Yale's Endowment Performance Edges Harvard's
Yale reported sharp losses, but narrowly bested Harvard's results--preserving a large margin of long-term superior investment performance.
Yale University announced today that investment returns on its endowment were negative 24.6 percent during the volatile fiscal year ended last June 30. That result was slightly better than the 27.3 percent investment losses Harvard Management Company (HMC) reported on September 10. In all, the value of Yale's endowment declined 28.8 percent during the fiscal year, from $22.9 billion to $16.3 billion, reflecting investment losses of $5.6 billion, spending in support of the university's operations of $1.2 billion, and gifts received and other adjustments totaling $200 million. At Harvard, where distributions in support of operations were $1.7 billion during fiscal year 2009, the value of the endowment decreased 29.5 percent, from $36.9 billion as of June 30, 2008, to $26 billion one year later.

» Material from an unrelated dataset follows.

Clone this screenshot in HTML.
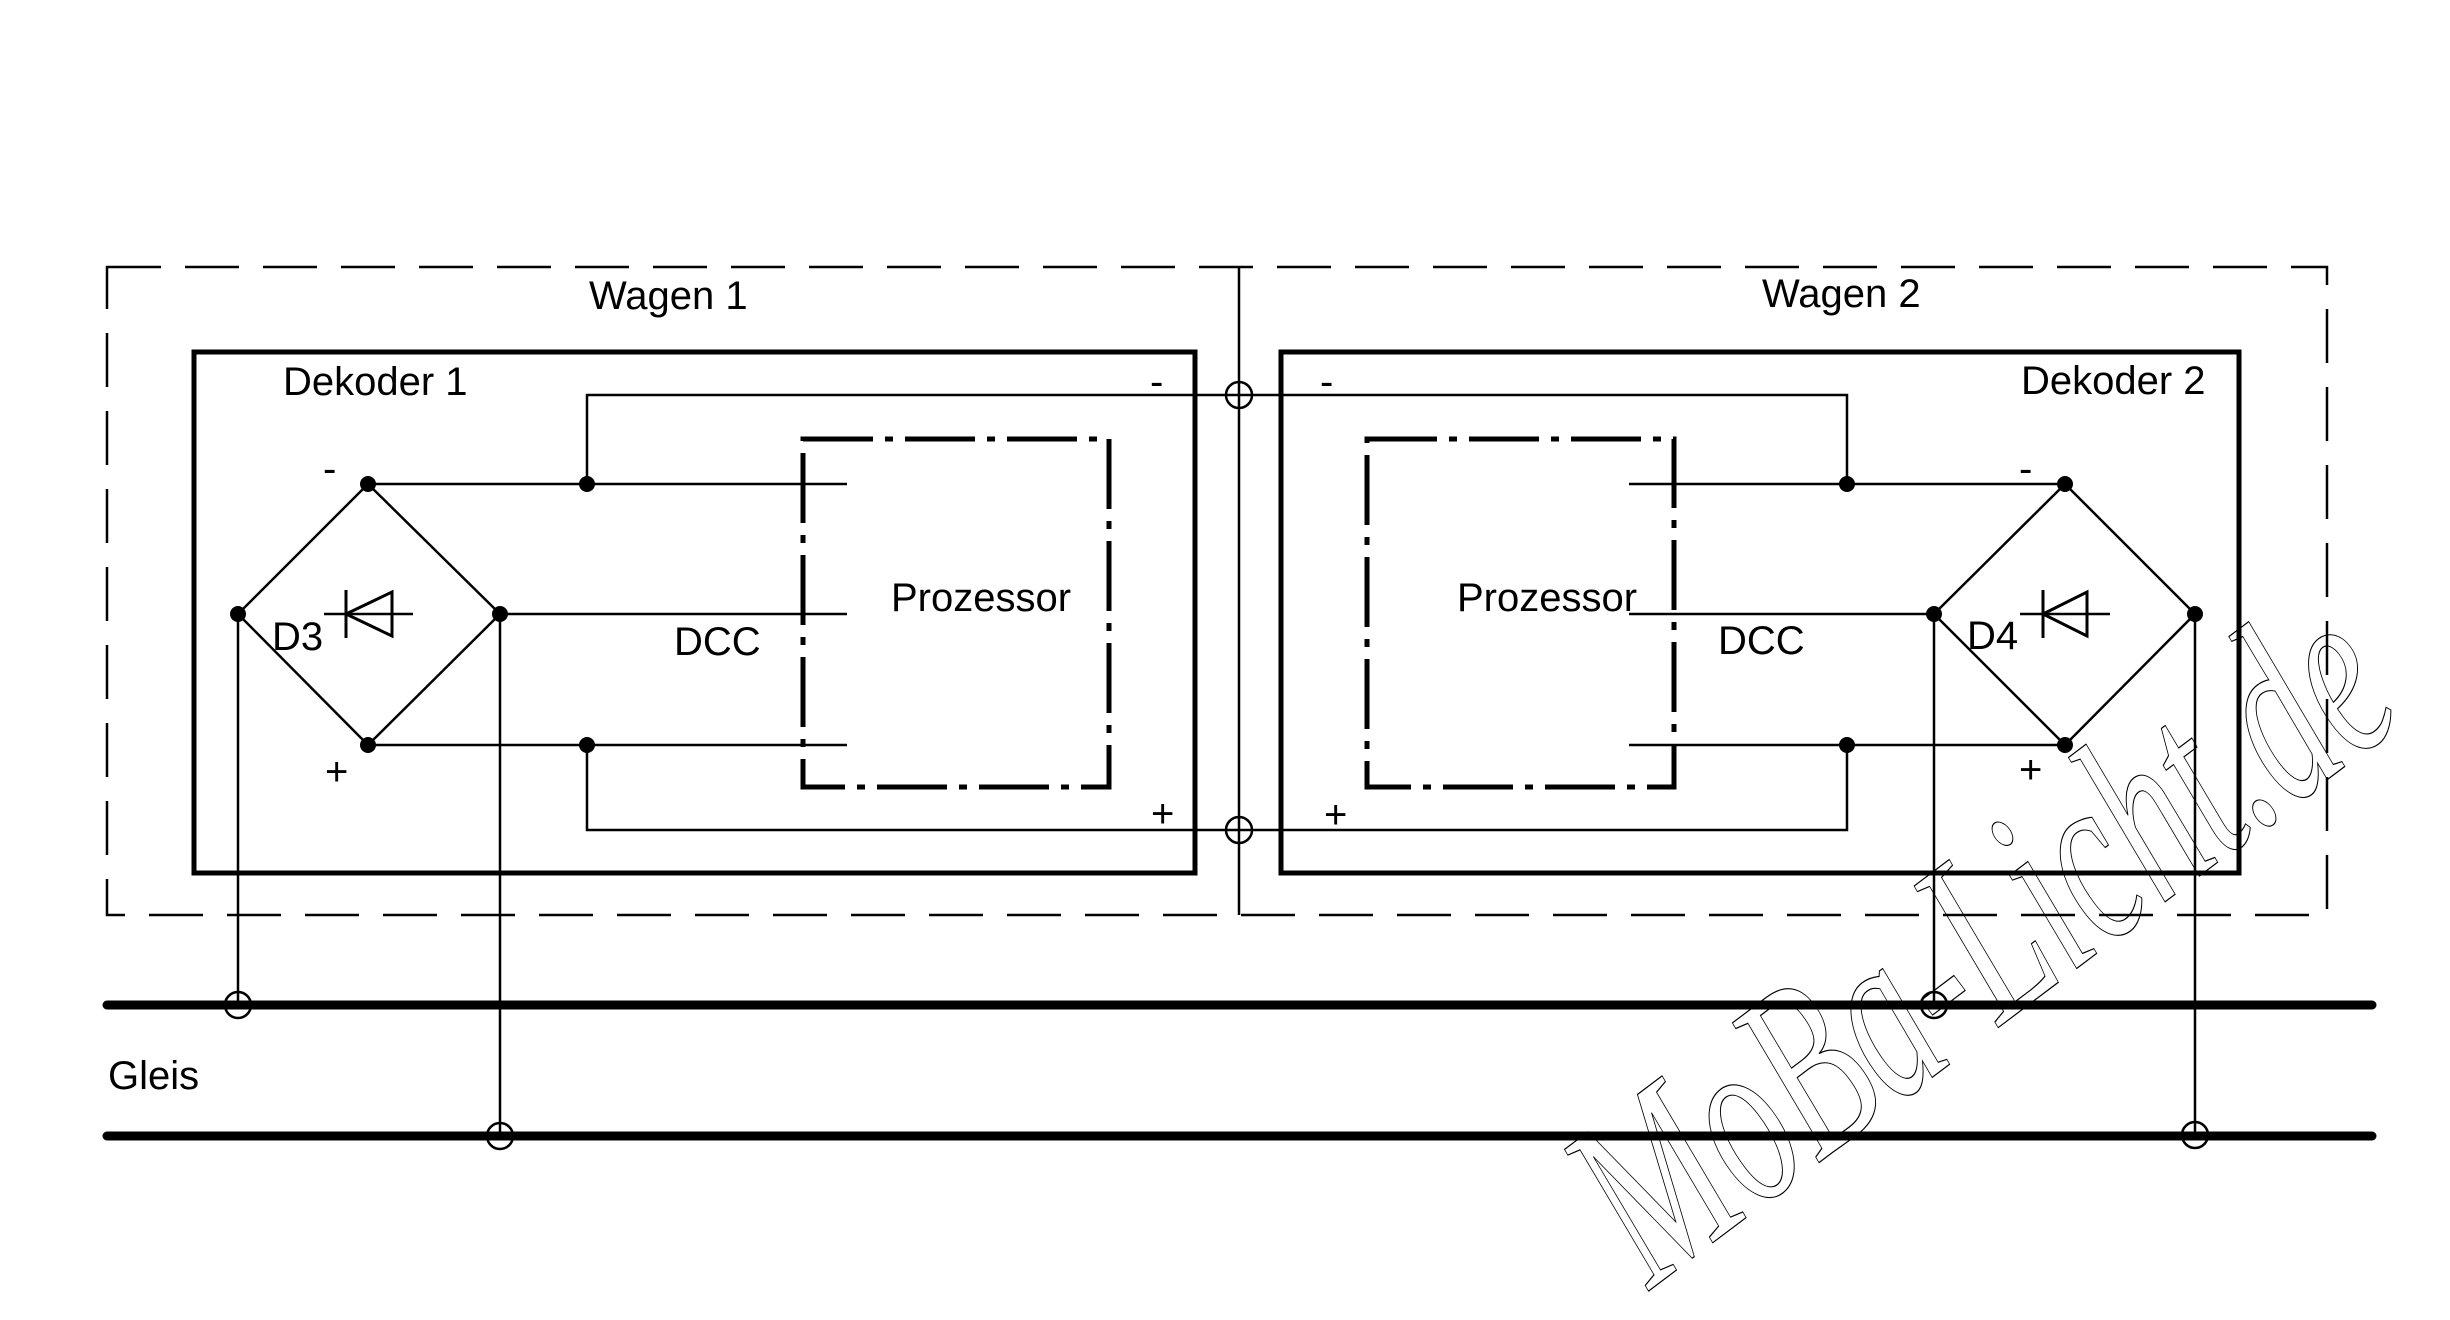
<!DOCTYPE html>
<html><head><meta charset="utf-8"><style>
html,body{margin:0;padding:0;background:#fff;}
svg{display:block;}
text{font-family:"Liberation Sans",Arial,sans-serif;font-size:40px;fill:#000;}
</style></head><body>
<svg width="2450" height="1320" viewBox="0 0 2450 1320" xmlns="http://www.w3.org/2000/svg">
<g fill="none" stroke="#000">
<rect x="107" y="267" width="2220" height="648" stroke-width="2.5" stroke-dasharray="54,24"/>
<line x1="1239" y1="267" x2="1239" y2="915" stroke-width="2.5"/>
<rect x="194" y="352" width="1001" height="521" stroke-width="5"/>
<rect x="1281" y="352" width="958" height="521" stroke-width="5"/>
<rect x="803" y="439" width="306" height="348" stroke-width="5" stroke-dasharray="70,12,8,12"/>
<rect x="1367" y="439" width="307" height="348" stroke-width="5" stroke-dasharray="70,12,8,12"/>
<polygon points="368,484 500,614 368,745 238,614" stroke-width="2.5"/>
<polygon points="2065,484 2195,614 2065,745 1934,614" stroke-width="2.5"/>
<polyline points="368,484 847,484" stroke-width="2.5"/>
<polyline points="500,614 847,614" stroke-width="2.5"/>
<polyline points="368,745 847,745" stroke-width="2.5"/>
<polyline points="587,484 587,395 1847,395 1847,484" stroke-width="2.5"/>
<polyline points="587,745 587,830 1847,830 1847,745" stroke-width="2.5"/>
<polyline points="1629,484 2065,484" stroke-width="2.5"/>
<polyline points="1629,614 1934,614" stroke-width="2.5"/>
<polyline points="1629,745 2065,745" stroke-width="2.5"/>
<line x1="238" y1="614" x2="238" y2="1005" stroke-width="2.5"/>
<line x1="500" y1="614" x2="500" y2="1136" stroke-width="2.5"/>
<line x1="1934" y1="614" x2="1934" y2="1005" stroke-width="2.5"/>
<line x1="2195" y1="614" x2="2195" y2="1135" stroke-width="2.5"/>
<line x1="107" y1="1005" x2="2372" y2="1005" stroke-width="9" stroke-linecap="round"/>
<line x1="107" y1="1136" x2="2372" y2="1136" stroke-width="9" stroke-linecap="round"/>
<circle cx="1239" cy="395" r="13" stroke-width="2.5"/>
<circle cx="1239" cy="830" r="13" stroke-width="2.5"/>
<circle cx="238" cy="1005" r="13" stroke-width="2.5"/>
<circle cx="500" cy="1136" r="13" stroke-width="2.5"/>
<circle cx="1934" cy="1005" r="13" stroke-width="2.5"/>
<circle cx="2195" cy="1135" r="13" stroke-width="2.5"/>
<line x1="324" y1="614" x2="413" y2="614" stroke-width="2.5"/>
<line x1="346" y1="590" x2="346" y2="638" stroke-width="3"/>
<polygon points="346,614 392,592 392,636" stroke-width="3"/>
<line x1="2020" y1="614" x2="2110" y2="614" stroke-width="2.5"/>
<line x1="2043" y1="590" x2="2043" y2="638" stroke-width="3"/>
<polygon points="2043,614 2087,592 2087,636" stroke-width="3"/>
</g>
<g fill="#000">
<circle cx="368" cy="484" r="8"/><circle cx="500" cy="614" r="8"/><circle cx="368" cy="745" r="8"/><circle cx="238" cy="614" r="8"/>
<circle cx="587" cy="484" r="8"/><circle cx="587" cy="745" r="8"/>
<circle cx="2065" cy="484" r="8"/><circle cx="2195" cy="614" r="8"/><circle cx="2065" cy="745" r="8"/><circle cx="1934" cy="614" r="8"/>
<circle cx="1847" cy="484" r="8"/><circle cx="1847" cy="745" r="8"/>
</g>
<text x="589" y="309">Wagen 1</text>
<text x="1762" y="307">Wagen 2</text>
<text x="283" y="395">Dekoder 1</text>
<text x="2021" y="394">Dekoder 2</text>
<text x="891" y="611">Prozessor</text>
<text x="1457" y="611">Prozessor</text>
<text x="674" y="655">DCC</text>
<text x="1718" y="654">DCC</text>
<text x="272" y="650">D3</text>
<text x="1967" y="649">D4</text>
<text x="108" y="1089">Gleis</text>
<text x="323" y="482">-</text>
<text x="325" y="785">+</text>
<text x="1150" y="395">-</text>
<text x="1151" y="827">+</text>
<text x="1320" y="395">-</text>
<text x="1324" y="828">+</text>
<text x="2019" y="482">-</text>
<text x="2019" y="783">+</text>
<text x="0" y="0" transform="translate(1650,1290) rotate(-37)" textLength="950" lengthAdjust="spacingAndGlyphs" style="font-family:'Liberation Serif',serif;font-style:italic;font-size:250px;fill:none;stroke:#000;stroke-width:1.2">MoBa-Licht.de</text>
</svg>
</body></html>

Yale's announcement highlighted the damage wrought by adverse financial markets worldwide, particularly on endowments--like Yale's and Harvard's--managed for long-term appreciation:
"In fiscal 2009, equity exposure hurt results, diversification failed to protect asset values, and illiquidity further detracted from performance. With more than 95% of assets invested to generate equity-like returns, the portfolio’s performance suffered in an environment characterized by widespread declines in marketable and non-marketable equity values. The University’s holdings of U.S. Treasury bonds, which provided a rare safe haven last year, returned 5.1%. Yale’s allocation of only 4% to bonds, motivated by fixed income’s unattractiveness to long-term investors, provided little protection to the portfolio.
"Among Yale’s asset classes, marketable assets performed relatively well, with absolute return, domestic equity, foreign equity, and fixed income in aggregate declining by 13.1%. As in previous years, active management added substantial value to the University’s portfolio. Absolute return posted a credible -9.1% return. Even though the University’s absolute return managers failed to achieve the goal of producing a positive return in fiscal 2009, the hedged portfolio produced results far superior to returns generated by equity markets. The University’s domestic equities fell by 18.6%, surpassing their Wilshire 5000 benchmark by 7.5%. Foreign developed equities shrank by 14.4%, posting a 17.0% advantage over the MSCI EAFE Index. Emerging market equities decreased by 19.2%, outperforming the MSCI Emerging Markets Index by 8.8%. Strong one-year relative performance in each marketable equity category contributed to ten-year records in which domestic equity showed annual excess returns of 8.7%, foreign developed equity of 10.0%, and emerging market equity of 6.9%.
"Yale’s private equity holdings in leveraged buyouts and venture capital posted a 24.3% loss. Real assets, Yale’s largest asset class, produced the worst performance with a decline of 33.9%, thereby accounting for the largest portion of the endowment’s losses. Notably, in a year when oil prices dropped from $140 on July 1, 2008, to $72 on June 30, 2009, Yale’s energy investments dropped a commensurate 47.4%. From a longer-term perspective, over the decade ending June 30, 2009, Yale’s private equity returned 24.0% per annum and real assets returned 13.4% per annum, with both results far exceeding the returns generated by marketable equities and bonds."
The latter comments, on the long-term performance of private equity and real assets, closely echoed those made by Jane Mendillo, HMC's president and CEO.
Yale's 10-year annualized investment return on endowment assets declined to 11.8 percent, according to its report. HMC reported that the comparable figure for Harvard's endowment now stands at 8.9 percent, above its long-term goal of 8.25 percent annualized gains.